According to the report findings, 28 per cent of Australians experience a migraine at least once a week and almost a quarter of migraine attacks last between six and 12 hours.
Reportedly, 53 per cent of the 18-50-year-olds surveyed and those who work fulltime (52 per cent) believe they suffer from migraine.
CEO of Headache Australia, Trevor Thompson, said: “Migraine is a prevalent condition experienced in a variety of ways by almost five million Australians. Our research highlights the disconnect between the perceived realities and lived experiences of migraine.”
Mr Thompson adds that The 2019 Nurofen #MYgraine Reportaims to reduce this disconnect by increasing knowledge and awareness of the condition and its symptoms.

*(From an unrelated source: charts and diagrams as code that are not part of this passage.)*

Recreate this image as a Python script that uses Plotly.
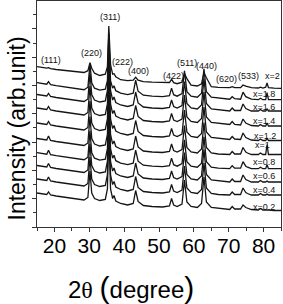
import plotly.graph_objects as go

# 2-theta sampling positions (degree), shared by all patterns
two_theta = [15, 16.5, 17.8, 18.3, 18.9, 20.5, 22.5, 24.5, 26.5, 28.5,
             29.6, 30.2, 30.7, 31.5, 33, 34.6, 35.2, 35.6, 36.1, 36.7,
             37.1, 37.6, 39, 41, 42.6, 43.3, 44.0, 45.5, 48, 51,
             53.0, 53.6, 54.2, 55.2, 56.6, 57.3, 58.0, 59.2, 61.0, 62.2,
             62.9, 63.6, 65, 67, 70.3, 71.0, 71.7, 73.4, 74.1, 74.9,
             75.4, 76.5, 78.5, 79.1, 79.8, 80.6, 81.0, 81.4, 83, 85]

# sample labels (bottom to top) and vertical offsets of the stacked patterns
samples = ["x=0.2", "x=0.4", "x=0.6", "x=0.8", "x=1", "x=1.2", "x=1.4", "x=1.6", "x=1.8", "x=2"]
offsets = [34, 48, 61.5, 74.3, 88.5, 104, 119, 132.5, 144.3, 160.3]

# relative intensity of each pattern (arb. unit)
pat_02 = [0, -1, -1.5, 1, -2, -3, -4, -5, -6, -7,
          -4.5, 22, 0, -5.5, -7.5, -6.5, 4, 60, 4, -5.5,
          -2.5, -8, -10.5, -12, -10.5, 2.5, -8.5, -12.5, -13.5, -14,
          -13, -5.5, -12, -13.5, -11, 13, -9, -13.5, -14.5, -10.5,
          16, -9, -14.5, -15.5, -16.5, -13.5, -16, -16, -12, -14.5,
          -15, -16.5, -17, -15.5, -17, -17, -16.5, -17, -17.5, -17.5]
pat_04 = [0, -1, -1.5, 2, -2, -3, -4, -5, -6, -7,
          -4.5, 22, 0, -5.5, -7.5, -6.5, 4, 60, 4, -5.5,
          -2.5, -8, -10.5, -12, -10.5, 2.5, -8.5, -12.5, -13.5, -14,
          -13, -5.5, -12, -13.5, -11, 13, -9, -13.5, -14.5, -10.5,
          16, -9, -14.5, -15.5, -16, -13, -15.5, -15.5, -9, -13.5,
          -14.5, -16, -16, -14.5, -16, -16, -15, -16, -16, -16]
pat_06 = [0, -1, -1.5, 2, -2, -3, -4, -5, -6, -7,
          -4.5, 22, 0, -5.5, -7.5, -6.5, 4, 60, 4, -5.5,
          -2.5, -8, -10.5, -12, -10.5, 2.5, -8.5, -12.5, -13.5, -14,
          -13, -5.5, -12, -13.5, -11, 13, -9, -13.5, -14.5, -10.5,
          16, -9, -14.5, -15.5, -16.5, -13.5, -16, -16, -9.5, -14,
          -15, -16.5, -16.5, -15, -16.5, -16.5, -15.5, -16.5, -16.5, -16.5]
pat_08 = [0, -1, -1.5, 2.5, -2, -3, -4, -5, -6, -7,
          -4.5, 22, 0, -5.5, -7.5, -6.5, 4, 60, 4, -5.5,
          -2.5, -8, -10.5, -12, -10.5, 2.5, -8.5, -12.5, -13.5, -14,
          -13, -5.5, -12, -13.5, -11, 13, -9, -13.5, -14.5, -10.5,
          16, -9, -14.5, -15.5, -16, -13, -15.5, -15.5, -9, -13.5,
          -14.5, -16, -16, -14.5, -16, -16, -12, -16, -16, -16]
pat_10 = [0, -1, -1.5, 2.5, -2, -3, -4, -5, -6, -7,
          -4.5, 22, 0, -5.5, -7.5, -6.5, 4, 60, 4, -5.5,
          -2.5, -8, -10.5, -12, -10.5, 2.5, -8.5, -12.5, -13.5, -14,
          -13, -5.5, -12, -13.5, -11, 13, -9, -13.5, -14.5, -10.5,
          16, -9, -14.5, -15.5, -16, -13, -15.5, -15.5, -9, -13.5,
          -14.5, -16, -16, -14.5, -16, -16, -6, -16, -16, -16]
pat_12 = [0, -1, -1.5, 1.5, -2, -3, -4, -5, -6, -7,
          -4.5, 22, 0, -5.5, -7.5, -6.5, 4, 60, 4, -5.5,
          -2.5, -8, -10.5, -12, -10.5, 2.5, -8.5, -12.5, -13.5, -14,
          -13, -5.5, -12, -13.5, -11, 13, -9, -13.5, -14.5, -10.5,
          16, -9, -14.5, -15.5, -16.5, -13.5, -16, -16.5, -10, -14.5,
          -15.5, -17, -17.5, -16, -17.5, -17.5, -15.5, -17.5, -17.5, -17.5]
pat_14 = [0, -1, -1.5, 1.5, -2, -3, -4, -5, -6, -7,
          -4.5, 22, 0, -5.5, -7.5, -6.5, 4, 60, 4, -5.5,
          -2.5, -8, -10.5, -12, -10.5, 2.5, -8.5, -12.5, -13.5, -14,
          -13, -5.5, -12, -13.5, -11, 13, -9, -13.5, -14.5, -10.5,
          16, -9, -14.5, -15.5, -16.5, -13.5, -16.5, -17, -11, -15,
          -16, -17.5, -18, -16.5, -18, -18, -15, -18, -18, -18]
pat_16 = [0, -1, -1.5, 1, -2, -3, -4, -5, -6, -7,
          -4.5, 22, 0, -5.5, -7.5, -6.5, 4, 60, 4, -5.5,
          -2.5, -8, -10.5, -12, -10.5, 2.5, -8.5, -12.5, -13.5, -14,
          -13, -5.5, -12, -13.5, -11, 13, -9, -13.5, -14.5, -10.5,
          16, -9, -14.5, -15.5, -16.5, -13.5, -16, -16, -9.5, -14,
          -15, -16.5, -16.5, -15, -16.5, -16.5, -14.5, -16.5, -16.5, -16.5]
pat_18 = [0, -1, -1.5, 1, -2, -3, -4, -5, -6, -7,
          -4.5, 19, 0, -5.5, -7.5, -6.5, 2, 50, 2, -5.5,
          -3, -8, -10.5, -12, -10.5, 2.5, -8.5, -12.5, -13.5, -14,
          -13, -5.5, -12, -13.5, -11, 12, -9, -13.5, -14.5, -10.5,
          14, -9, -14.5, -15.5, -16.5, -14, -16, -16.5, -9.5, -14,
          -15, -16.5, -17, -15.5, -17, -17, -10, -17, -17, -17]
pat_20 = [0, -0.8, -1.5, -1, -2, -2.8, -3.6, -4.5, -5.3, -5.8,
          -4, 4, -1.5, -6.5, -8.8, -7.5, 0, 40.7, 2, -7.5,
          -7, -10, -13, -14, -13.5, -10.6, -13.5, -15, -15.5, -16,
          -15.8, -12.6, -16, -17, -15.5, -6.6, -12, -18.5, -19.3, -17,
          -6, -11, -20, -20.6, -21, -20, -21, -21, -18.3, -19.5,
          -20, -21, -21.3, -20.5, -21.3, -20.5, -16.3, -21, -21.4, -21.6]
patterns = [pat_02, pat_04, pat_06, pat_08, pat_10, pat_12, pat_14, pat_16, pat_18, pat_20]

# sample label positions (degree, intensity)
sample_lab_x = [80.25, 80.25, 80.25, 80.25, 79.8, 80.3, 80.25, 80.25, 80.25, 82.55]
sample_lab_y = [20.3, 37, 51, 65.3, 82, 91, 106.3, 120, 133, 151]

# Miller index labels
hkl = ["(111)", "(220)", "(311)", "(222)", "(400)", "(422)", "(511)", "(440)", "(620)", "(533)"]
hkl_x = [19.1, 30.6, 35.9, 39.6, 44.1, 54.05, 58.15, 63.75, 69.35, 75.65]
hkl_y = [167, 173.7, 209.7, 165.3, 156.3, 151, 163.7, 161.3, 148, 151.3]

FONT = "Arial, Liberation Sans, Helvetica, sans-serif"

fig = go.Figure()
for name, off, pat in zip(samples, offsets, patterns):
    fig.add_trace(go.Scatter(
        x=two_theta, y=[off + v for v in pat], mode="lines", name=name,
        line=dict(color="#151515", width=1.3), showlegend=False, hoverinfo="skip"))

annotations = []
for t, x, y in zip(samples, sample_lab_x, sample_lab_y):
    annotations.append(dict(x=x, y=y, xref="x", yref="y", text=t, showarrow=False,
                            font=dict(family=FONT, size=9, color="#111")))
for t, x, y in zip(hkl, hkl_x, hkl_y):
    annotations.append(dict(x=x, y=y, xref="x", yref="y", text=t, showarrow=False,
                            font=dict(family=FONT, size=9, color="#111")))

annotations.append(dict(
    x=(131 - 37) / 244, y=(227 - 287) / 226, xref="paper", yref="paper",
    text="2<span style='font-family:Liberation Serif, Times New Roman, serif'>θ</span> "
         "<span style='font-size:30px'>(</span>degree<span style='font-size:30px'>)</span>",
    showarrow=False, xanchor="center", yanchor="middle",
    font=dict(family=FONT, size=24, color="#000")))
annotations.append(dict(
    x=(16 - 37) / 244, y=(227 - 128.5) / 226, xref="paper", yref="paper",
    text="Intensity (arb.unit)", textangle=-90, showarrow=False,
    xanchor="center", yanchor="middle",
    font=dict(family=FONT, size=23, color="#000")))

fig.update_layout(
    width=283, height=304,
    margin=dict(l=37, r=2, t=1, b=77),
    paper_bgcolor="white", plot_bgcolor="white",
    annotations=annotations,
    font=dict(family=FONT, color="#000"),
)
fig.update_xaxes(
    range=[15, 85], tick0=20, dtick=10, ticks="outside", ticklen=4, tickwidth=1,
    tickcolor="#333", showline=True, linecolor="#333", linewidth=1, mirror=True,
    showgrid=False, zeroline=False, ticklabelstandoff=-4,
    tickfont=dict(family=FONT, size=21, color="#000"),
    minor=dict(tick0=15, dtick=5, ticks="outside", ticklen=3, tickcolor="#333", showgrid=False),
)
fig.update_yaxes(
    range=[0, 226], tick0=0, dtick=28.3, ticks="outside", ticklen=4, tickwidth=1,
    tickcolor="#333", showline=True, linecolor="#333", linewidth=1, mirror=True,
    showgrid=False, zeroline=False, showticklabels=False,
    minor=dict(tick0=0, dtick=14.15, ticks="outside", ticklen=3, tickcolor="#333", showgrid=False),
)

fig.write_html("out.html", config={"displayModeBar": False},
               post_script="document.body.style.margin='0';document.body.style.overflow='hidden';")
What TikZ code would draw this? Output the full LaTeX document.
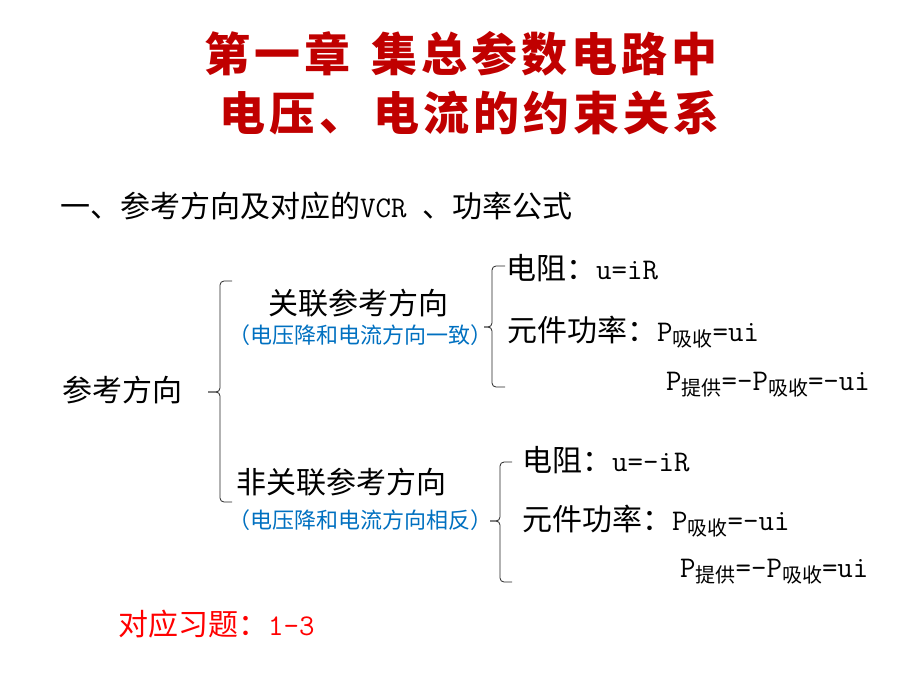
\documentclass[tikz,border=0pt]{standalone}
\usepackage{fontspec}
\setmainfont{Noto Sans CJK SC}
\usepackage{tikz}

\definecolor{titlered}{RGB}{192,0,0}
\definecolor{noteblue}{RGB}{0,112,192}
\definecolor{hintred}{RGB}{255,0,0}
\newcommand\fsz[1]{\fontsize{#1}{#1}\selectfont}
\newcommand\lowtxt[1]{\raisebox{-5pt}{\fsz{20}#1}}

\begin{document}
\begin{tikzpicture}[x=1pt, y=-1pt, inner sep=0pt,
    title node/.style={anchor=base west, text=titlered,
                       font=\fsz{46}\bfseries\addfontfeature{LetterSpace=8.7}},
    main node/.style={anchor=base west, font=\fsz{30}},
    note node/.style={anchor=base, font=\fsz{22}, text=noteblue},
    brace line/.style={draw=black!85, line width=0.8pt, rounded corners=4pt}]

  \useasboundingbox (0,0) rectangle (920,690);

  % title
  \node[title node] (t1) at (204,72) {第一章\hspace{21pt}集总参数电路中};
  \node[title node] (t2) at (219,131) {电压、\hspace{8pt}电流的约束关系};

  \node[main node] (sec) at (60,217) {一、参考方向及对应的\texttt{VCR\ }、功率公式};

  \node[main node] (ref) at (62,401) {参考方向};
  \node[main node] (assoc) at (268,314) {关联参考方向};
  \node[note node] (assocnote) at (360,343) {（电压降和电流方向一致）};
  \node[main node] (nonassoc) at (236,493) {非关联参考方向};
  \node[note node] (nonnote) at (360,528) {（电压降和电流方向相反）};

  \node[main node] (r1) at (506,279) {电阻：\texttt{u=iR}};
  \node[main node] (p1) at (507,341) {元件功率：\texttt{P}\lowtxt{吸收}\texttt{=ui}};
  \node[main node] (q1) at (666,390) {\texttt{P}\lowtxt{提供}\texttt{=-P}\lowtxt{吸收}\texttt{=-ui}};

  \node[main node] (r2) at (522,471) {电阻：\texttt{u=-iR}};
  \node[main node] (p2) at (522,530) {元件功率：\texttt{P}\lowtxt{吸收}\texttt{=-ui}};
  \node[main node] (q2) at (680,577) {\texttt{P}\lowtxt{提供}\texttt{=-P}\lowtxt{吸收}\texttt{=ui}};

  \node[main node, text=hintred] (hint) at (118,635) {对应习题：\texttt{1-3}};

  % braces
  \draw[brace line] (232,281) -| (220,392) -- (208,392);
  \draw[brace line] (208,392) -- (220,392) |- (232,502);
  \draw[brace line] (505,266) -| (492,327) -- (484,327);
  \draw[brace line] (484,327) -- (492,327) |- (505,387);
  \draw[brace line] (512,462) -| (500,521) -- (490,521);
  \draw[brace line] (490,521) -- (500,521) |- (512,582);
\end{tikzpicture}
\end{document}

Report findings are said to include:
- 7 per cent of migraine sufferers wish non-sufferers had a better understanding of the condition.
- 3 per cent feel their partner doesn’t understand that migraines are more than just a headache.
- 3 per cent of Australians think migraines are fake.
- 5 per cent think migraines are the perfect excuse not to come to work.
- 4 per cent think migraines aren’t as bad as people make them out to be.
Migraine physical symptoms, according to the report, are said to include:
- Sensitivity to light (64.3 per cent).
- Nausea and vomiting (48.6 per cent).
- Sensitivity to movement (45.3 per cent).
- Visual disruptions (43.1 per cent).
- Vertigo or dizziness (36.8 per cent).
“There is an obvious discrepancy between the perceived experience of migraine by non-sufferers and how respondents who identify as having a migraine actually feel.
“We know from the research there’s a lack of empathy with only a quarter of those who don’t experience migraine claiming they wish they better understood,” said Mr Thompson.
The report, which was supported by Headache Australia, collated findings of an independent consumer study, which included 1,210 adult Australians who do and do not claim to suffer from migraines.
It was reportedly commissioned by Nurofen in-line with Headache and Migraine Awareness Week (September 9-13, 2019).